UK's Barratt cuts dividend as housing slowdown bites
- Forward sales plunges more than 35% as at Jan. 29
- Weekly net bookings 0.49 units in Jan vs 0.90 year ago
- HY pre-tax profit up about 15% to 501.5 mln pounds
Feb 8 (Reuters) - UK housebuilder Barratt (BDEV.L) on Wednesday cut its mid-year dividend by 9% amid a slowing market and dwindling cash and said it plans to cut operating costs if bookings fail to improve over the coming months.
The country's housing market has slammed into reverse as soaring inflation curbs spending power, with both house prices and the number of mortgages approved by UK lenders in December slumping by the most since the 2008 global financial crisis.

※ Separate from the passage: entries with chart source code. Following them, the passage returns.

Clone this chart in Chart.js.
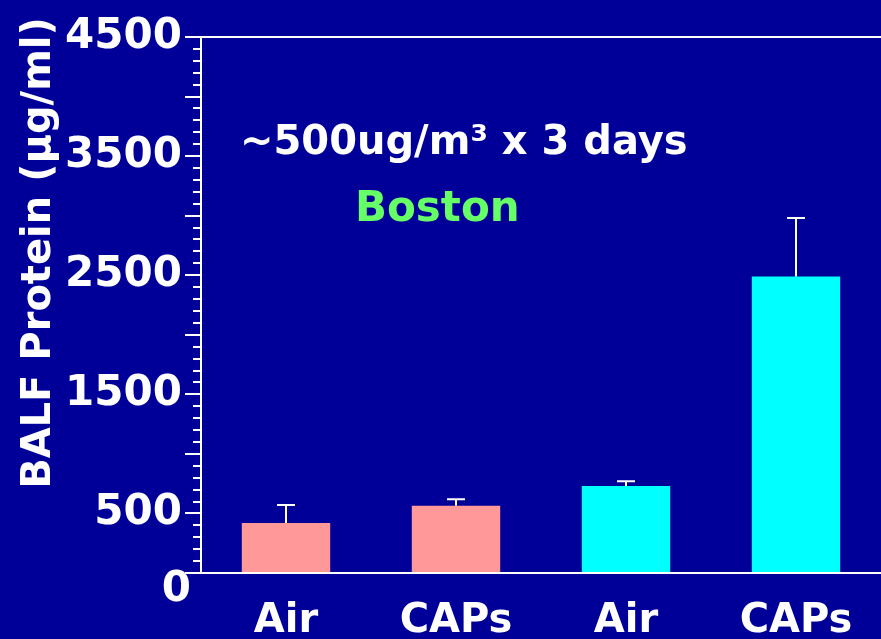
<!DOCTYPE html>
<html>
<head>
<meta charset="utf-8">
<script src="https://cdn.jsdelivr.net/npm/chart.js@4/dist/chart.umd.min.js"></script>
<style>
  html, body { margin: 0; padding: 0; background: #000099; overflow: hidden; }
  canvas { display: block; }
</style>
</head>
<body>
<canvas id="protein-chart" width="881" height="639"></canvas>
<script>
// Valores do gráfico
const categories = ['Air', 'CAPs', 'Air', 'CAPs'];
const proteinMeans = [420, 565, 730, 2490];
const proteinErrors = [150, 55, 40, 490];
const yTickLabels = [500, 1500, 2500, 3500, 4500];

const BG = '#000099';
const FONT = "'DejaVu Sans', sans-serif";

// Fundo, tracinhos menores, barras de erro e textos soltos
const extras = {
    id: 'extras',
    beforeDraw(chart) {
        const c = chart.ctx;
        c.save();
        c.fillStyle = BG;
        c.fillRect(0, 0, chart.width, chart.height);
        c.restore();
    },
    afterDatasetsDraw(chart) {
        const c = chart.ctx;
        const y = chart.scales.y;
        const meta = chart.getDatasetMeta(0);
        c.save();
        c.strokeStyle = '#ffffff';
        c.lineWidth = 2;

        // tracinhos menores a cada 100
        for (let v = 100; v < 4500; v += 100) {
            if (v % 500 === 0) continue;
            const py = Math.round(y.getPixelForValue(v));
            c.beginPath();
            c.moveTo(y.right - 8, py);
            c.lineTo(y.right, py);
            c.stroke();
        }

        // barras de erro (só para cima)
        meta.data.forEach((bar, i) => {
            const top = y.getPixelForValue(proteinMeans[i] + proteinErrors[i]);
            c.beginPath();
            c.moveTo(bar.x, bar.y);
            c.lineTo(bar.x, top);
            c.moveTo(bar.x - 9, top);
            c.lineTo(bar.x + 9, top);
            c.stroke();
        });

        // rótulo do zero, abaixo do eixo
        c.fillStyle = '#ffffff';
        c.font = `bold 42px ${FONT}`;
        c.textAlign = 'right';
        c.textBaseline = 'middle';
        c.fillText('0', 191, 590);

        // título do eixo y
        c.save();
        c.translate(40, 253);
        c.rotate(-Math.PI / 2);
        c.textAlign = 'center';
        c.font = `bold 40px ${FONT}`;
        c.fillText('BALF Protein (μg/ml)', 0, 0);
        c.restore();

        // anotações
        c.textAlign = 'left';
        c.textBaseline = 'alphabetic';
        c.font = `bold 40px ${FONT}`;
        c.fillText('~500ug/m³ x 3 days', 240, 154);
        c.fillStyle = '#66ff66';
        c.font = `bold 42px ${FONT}`;
        c.fillText('Boston', 355, 221);
        c.restore();
    }
};

new Chart(document.getElementById('protein-chart'), {
    type: 'bar',
    data: {
        labels: categories,
        datasets: [{
            data: proteinMeans,
            backgroundColor: ['#ff9999', '#ff9999', '#00ffff', '#00ffff'],
            borderWidth: 0,
            barPercentage: 0.52,
            categoryPercentage: 1
        }]
    },
    options: {
        responsive: false,
        devicePixelRatio: 1,
        animation: false,
        layout: { padding: { top: 37, left: 0, right: 0, bottom: 0 } },
        plugins: {
            legend: { display: false },
            tooltip: { enabled: false }
        },
        scales: {
            x: {
                grid: { display: true, drawOnChartArea: false, drawTicks: false },
                border: { display: true, color: '#ffffff', width: 2 },
                ticks: {
                    color: '#ffffff',
                    padding: 25,
                    font: { family: FONT, size: 40, weight: 'bold' }
                },
                afterFit(scale) { scale.height = 66; }
            },
            y: {
                min: 0,
                max: 4500,
                ticks: {
                    stepSize: 500,
                    color: '#ffffff',
                    padding: 3,
                    font: { family: FONT, size: 42, weight: 'bold' },
                    callback: v => yTickLabels.includes(v) ? String(v) : ''
                },
                grid: {
                    drawOnChartArea: true,
                    color: ctx => ctx.tick && ctx.tick.value === 4500 ? '#ffffff' : 'rgba(0,0,0,0)',
                    lineWidth: 2,
                    tickColor: '#ffffff',
                    tickLength: 16,
                    tickWidth: 2
                },
                border: { display: true, color: '#ffffff', width: 2 },
                afterFit(scale) { scale.width = 201; }
            }
        }
    },
    plugins: [extras]
});
</script>
</body>
</html>
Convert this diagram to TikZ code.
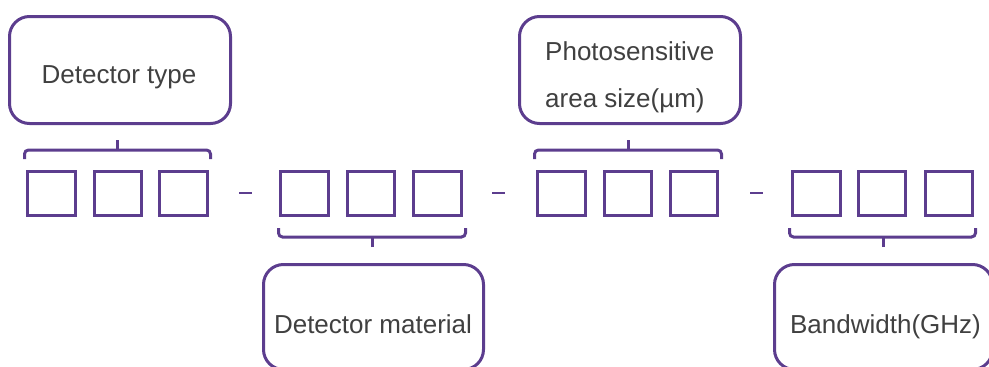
\documentclass[tikz,border=0pt]{standalone}
\usepackage{fontspec}
\setmainfont{Liberation Sans}
\definecolor{pp}{RGB}{92,61,142}
\definecolor{tx}{RGB}{64,64,64}
\begin{document}
\begin{tikzpicture}[x=1pt,y=-1pt,
  cell/.style={draw=pp,line width=3.2pt,minimum width=47.5pt,minimum height=44pt,inner sep=0pt},
  infobox/.style={draw=pp,line width=3pt,rounded corners=20pt,inner sep=0pt},
  lbl/.style={text=tx,font=\fontsize{26}{30}\selectfont,inner sep=0pt,anchor=base},
  brace/.style={draw=pp,line width=3pt,rounded corners=4pt},
  sep/.style={draw=pp,line width=2.6pt}]
\useasboundingbox (0,0) rectangle (989,367);
% cells
\foreach \g/\a/\b/\c in {1/51.5/118/183.5,2/304.5/371/437.5,3/561.5/628/694,4/816.5/882/949}{
  \node[cell] (c\g a) at (\a,193.5) {};
  \node[cell] (c\g b) at (\b,193.5) {};
  \node[cell] (c\g c) at (\c,193.5) {};
}
% boxes
\node[infobox,minimum width=221pt,minimum height=107pt] (t1) at (120,70) {};
\node[infobox,minimum width=221pt,minimum height=107pt] (t3) at (630,70) {};
\node[infobox,minimum width=220pt,minimum height=105pt] (t2) at (373.5,317) {};
\node[infobox,minimum width=218pt,minimum height=105pt] (t4) at (883.5,317) {};
% labels
\node[lbl] (l1) at (119,83) {Detector type};
\node[lbl,anchor=base west] (l3a) at (545,60) {Photosensitive};
\node[lbl,anchor=base west] (l3b) at (545,107) {area size(\textmu m)};
\node[lbl] (l2) at (373,333) {Detector material};
\node[lbl] (l4) at (885.5,333) {Bandwidth(GHz)};
% braces
\coordinate (s1) at (117,140);
\coordinate (s3) at (628,140);
\coordinate (s2) at (372,247);
\coordinate (s4) at (883,247);
\draw[brace] (24.5,159) -- (24.5,150) -- (210.5,150) -- (210.5,159);
\draw[brace] (s1) -- (117,150.5);
\draw[brace] (534.5,159) -- (534.5,150) -- (721.5,150) -- (721.5,159);
\draw[brace] (s3) -- (628,150.5);
\draw[brace] (278.5,228) -- (278.5,237) -- (465.5,237) -- (465.5,228);
\draw[brace] (s2) -- (372,236.5);
\draw[brace] (789.5,228) -- (789.5,237) -- (975.5,237) -- (975.5,228);
\draw[brace] (s4) -- (883,236.5);
% separators
\coordinate (d1a) at (239,193); \coordinate (d1b) at (252,193);
\coordinate (d2a) at (492,193); \coordinate (d2b) at (505,193);
\coordinate (d3a) at (750,193); \coordinate (d3b) at (763,193);
\draw[sep] (d1a) -- (d1b);
\draw[sep] (d2a) -- (d2b);
\draw[sep] (d3a) -- (d3b);
\end{tikzpicture}
\end{document}
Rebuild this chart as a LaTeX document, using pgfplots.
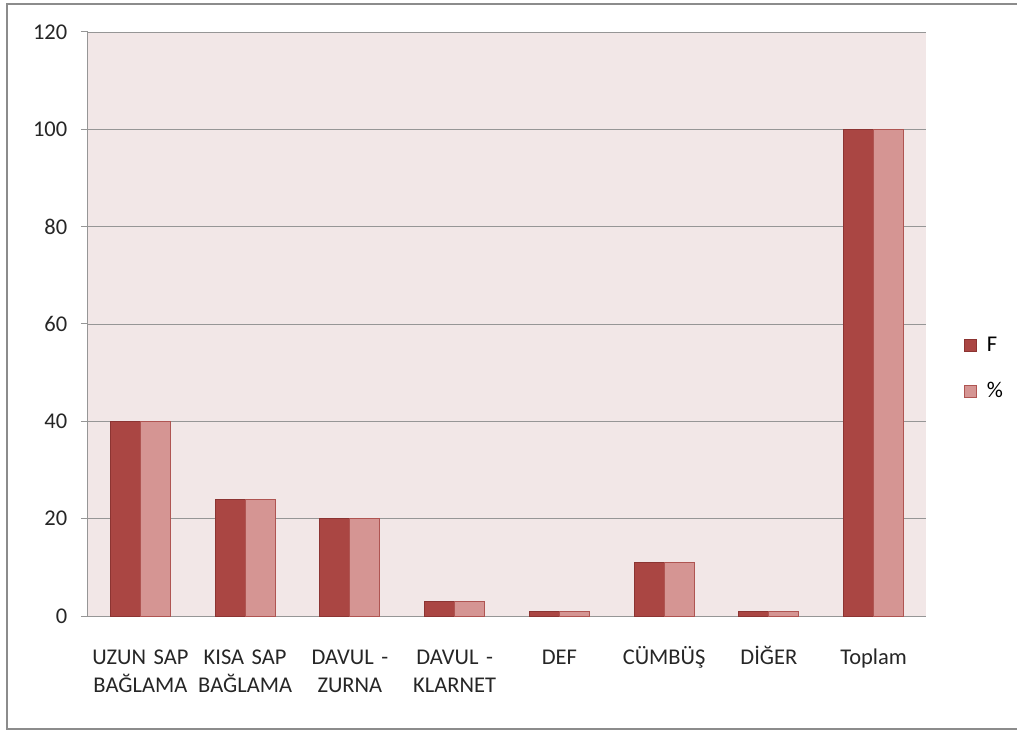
\documentclass[border=0pt]{standalone}
\usepackage{fontspec}
\setmainfont{Carlito}
\usepackage{pgfplots}
\pgfplotsset{compat=1.18}
\definecolor{cF}{RGB}{170,70,67}
\definecolor{cFd}{RGB}{140,52,50}
\definecolor{cP}{RGB}{213,149,147}
\definecolor{cPd}{RGB}{175,85,82}
\definecolor{bgc}{RGB}{242,231,231}
\definecolor{gridc}{RGB}{150,150,150}
\newcommand{\st}{\rule{0pt}{20pt}}
\begin{document}
\begin{tikzpicture}[x=1pt,y=1pt]
\useasboundingbox (0,0) rectangle (1017,731);
\draw[line width=1.8pt, color={rgb,255:red,140;green,140;blue,140}] (1025,727) -- (7,727) -- (7,2) -- (1025,2);
\fontsize{22.5}{28}\selectfont
\begin{axis}[
  at={(88pt,115pt)}, anchor=south west,
  scale only axis, width=838pt, height=584pt,
  xmin=-0.5, xmax=7.5, ymin=0, ymax=120,
  ytick={0,20,...,120},
  xtick={0,...,7},
  xticklabels={{\st UZUN SAP\\BAĞLAMA},{\st KISA SAP\\BAĞLAMA},{\st DAVUL -\\ZURNA},{\st DAVUL -\\KLARNET},{\st DEF},{\st CÜMBÜŞ},{\st DİĞER},{\st Toplam}},
  xticklabel style={align=center, text width=120pt, yshift=-14pt, font=\fontsize{22.5}{28}\selectfont, text=black!85},
  yticklabel style={font=\fontsize{22.5}{28}\selectfont, xshift=-6pt, text=black!85},
  /pgf/number format/assume math mode=true,
  axis lines*=left,
  axis line style={gridc, line width=1pt, -},
  ymajorgrids, grid style={gridc, line width=0.8pt},
  x tick style={draw=none},
  y tick style={gridc, line width=1pt},
  major tick length=7pt,
  tick align=outside,
  extra x ticks={-0.5,0.5,...,7.5},
  extra x tick labels={},
  extra x tick style={grid=none, tick style={draw=gridc, line width=1pt}, major tick length=9pt},
  axis background/.style={fill=bgc},
  ybar=0pt, bar width=30pt,
  legend style={at={(1.0415,0.423)}, anchor=west, draw=none, fill=none,
    font=\fontsize{22.5}{28}\selectfont, row sep=24pt, cells={anchor=west}},
  legend image code/.code={\draw[#1, line width=0.8pt] (0pt,-6pt) rectangle (12pt,6pt); \path (20pt,0pt);},
]
\addplot[fill=cF, draw=cFd, line width=0.8pt, bar shift=-15pt] coordinates {(0,40) (1,24) (2,20) (3,3) (4,1) (5,11) (6,1) (7,100)};
\addplot[fill=cP, draw=cPd, line width=0.8pt, bar shift=15pt] coordinates {(0,40) (1,24) (2,20) (3,3) (4,1) (5,11) (6,1) (7,100)};
\legend{F,\%}
\end{axis}
\end{tikzpicture}
\end{document}
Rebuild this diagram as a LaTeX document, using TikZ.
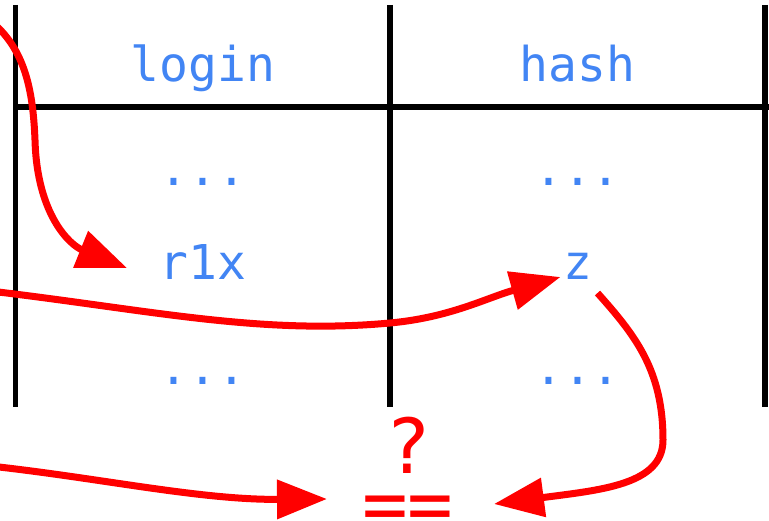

"We are no longer buying land... and we will continue the recruitment freeze which started in September until market conditions turn for the better," CEO David Thomas said.
Thomas, however, declined to comment on whether those cost-cutting plans involved job cuts, saying Barratt would "monitor the market on a week-to-week basis and see how the market evolves in 2023".
Rival Taylor Wimpey (TW.L) last month said it was considering job cuts and would build fewer homes in 2023 than last year.
Barratt's forward sales as of Jan. 29 were down more than 35% year on year to 2.67 billion pounds ($3.22 billion).
Net cash at mid-year was down 14.4% to 969 million pounds, partly driven by shareholder returns.
Net bookings per average week for Jan. 1-29 fell to 0.49 from 0.90 for the corresponding period a year earlier, although that was a slight improvement over the 0.30 reported for about the last three months of 2022.
Barratt raised the top end of its annual home completions outlook range to 16,000-17,000 from 16,000-16,500 last month, driven by improved booking activity in January.
The company declared an interim dividend of 10.2 pence per share, the first reduction in payout since it suspended payments in 2020 during the early days of coronavirus pandemic.
"A reduction to (dividend) payment is ..a sign of caution," said Richard Hunter, head of markets at Interactive Investor.
Analysts had forecast that British housebuilders would cut dividends to preserve cash and ride out the market downturn after Persimmon in November scrapped its dividend policy and ruled out a special dividend.